A cohort study to assess the new WHO Japanese encephalitis surveillance standards

Tom Solomon, Thi Thu Thao, Penny Lewthwaite, Mong How Ooi, Rachel Kneen, Nguyen Minh Dung, Nicholas White


To assess the field-test version of the new WHO Japanese encephalitis (JE) surveillance standards.


We applied the clinical case definition of acute encephalitis syndrome (AES), laboratory diagnostic criteria and case classifications to patients with suspected central nervous system (CNS) infections in southern Viet Nam.


Of the 380 patients (149 children) recruited with suspected CNS infections, 296 (96 children) met the AES case definition. 54 children were infected with JE virus (JEV), of whom 35 (65%) had AES, giving a sensitivity of 65% (95% CI: 56–73) and specificity of 39% (95% CI: 30–48). Nine adults with JEV presented with AES. 19 JEV-infected children missed by surveillance included 10 with acute flaccid paralysis, two with flaccid hemiparesis and six with meningism only. Altering the case definition to include limb paralysis and meningism improved sensitivity to 89% (95% CI: 83–95), while reducing specificity to 23% (95% CI: 15–30). Six children that did not have AES on admission had reduced consciousness after admission. Cerebrospinal fluid (CSF) analysis diagnosed seven patients negative on serum analysis. Five patients with neurological manifestations of dengue infection had JEV antibodies in serum and would have been misdiagnosed had we not tested for dengue antibodies in parallel.
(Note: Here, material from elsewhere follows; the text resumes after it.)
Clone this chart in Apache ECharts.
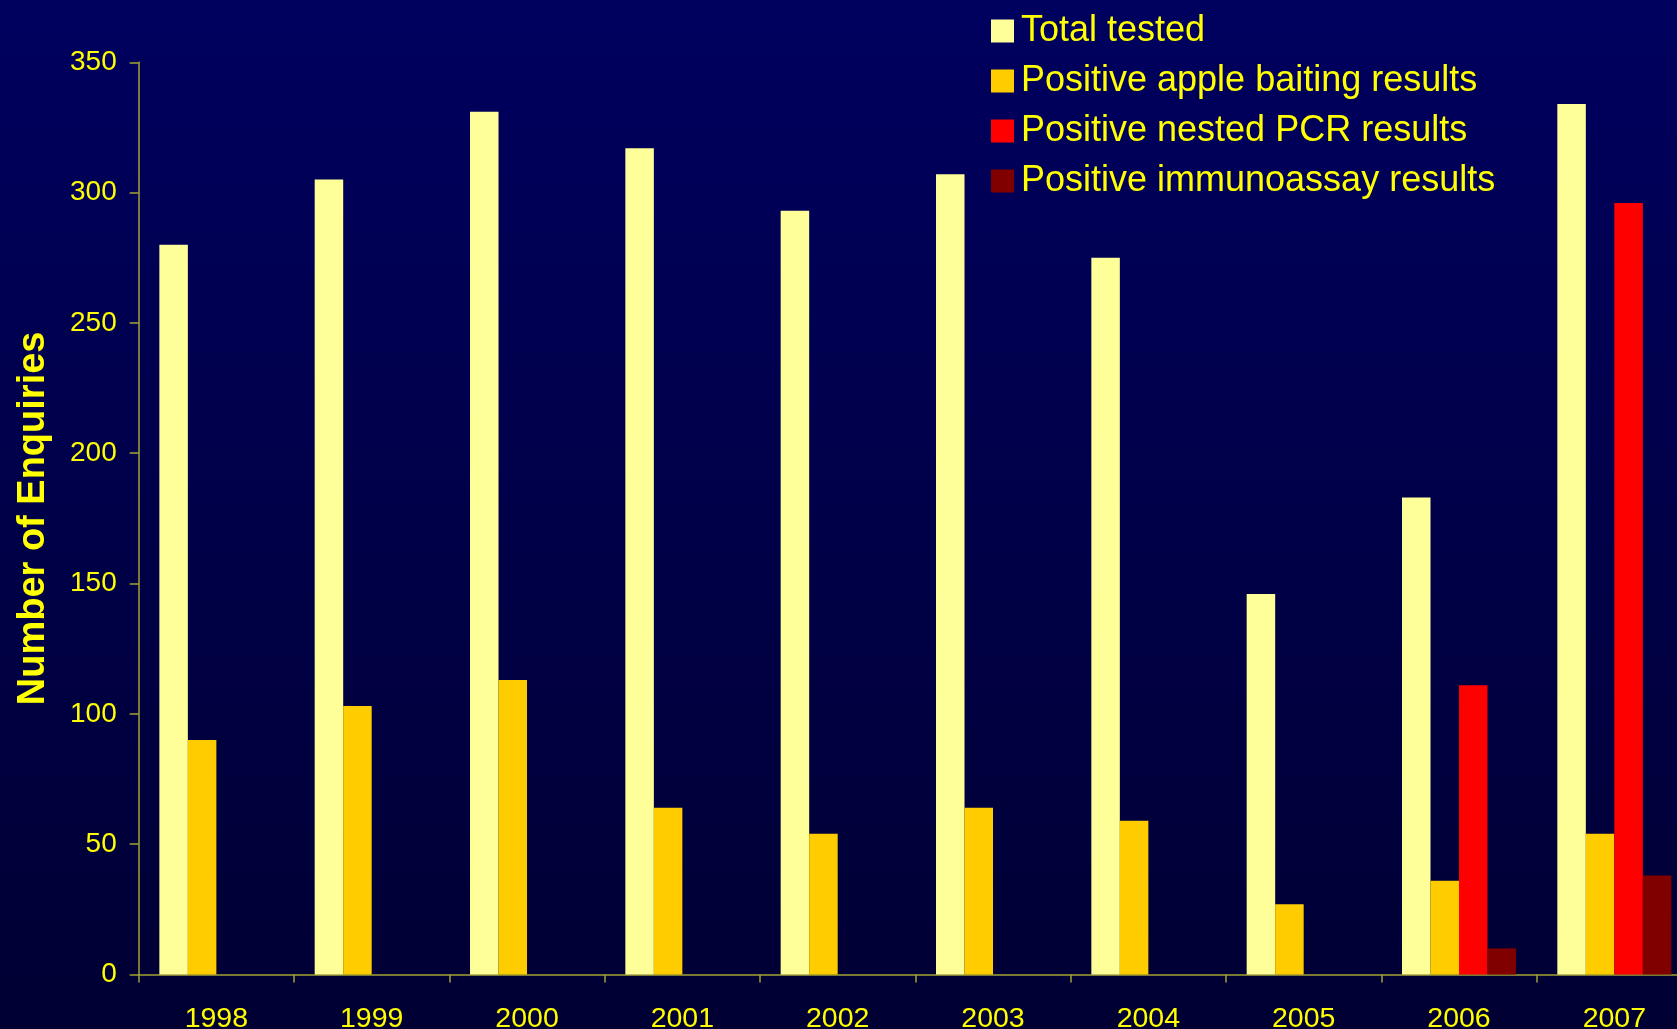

Children infected with JEV that presented with acute limb paralysis or neck stiffness only were missed by the surveillance standards, although some of them subsequently became encephalopathic. A footnote in the surveillance standards drawing attention to these presentations would be helpful. An acute CSF sample is more sensitive and specific than an acute serum sample.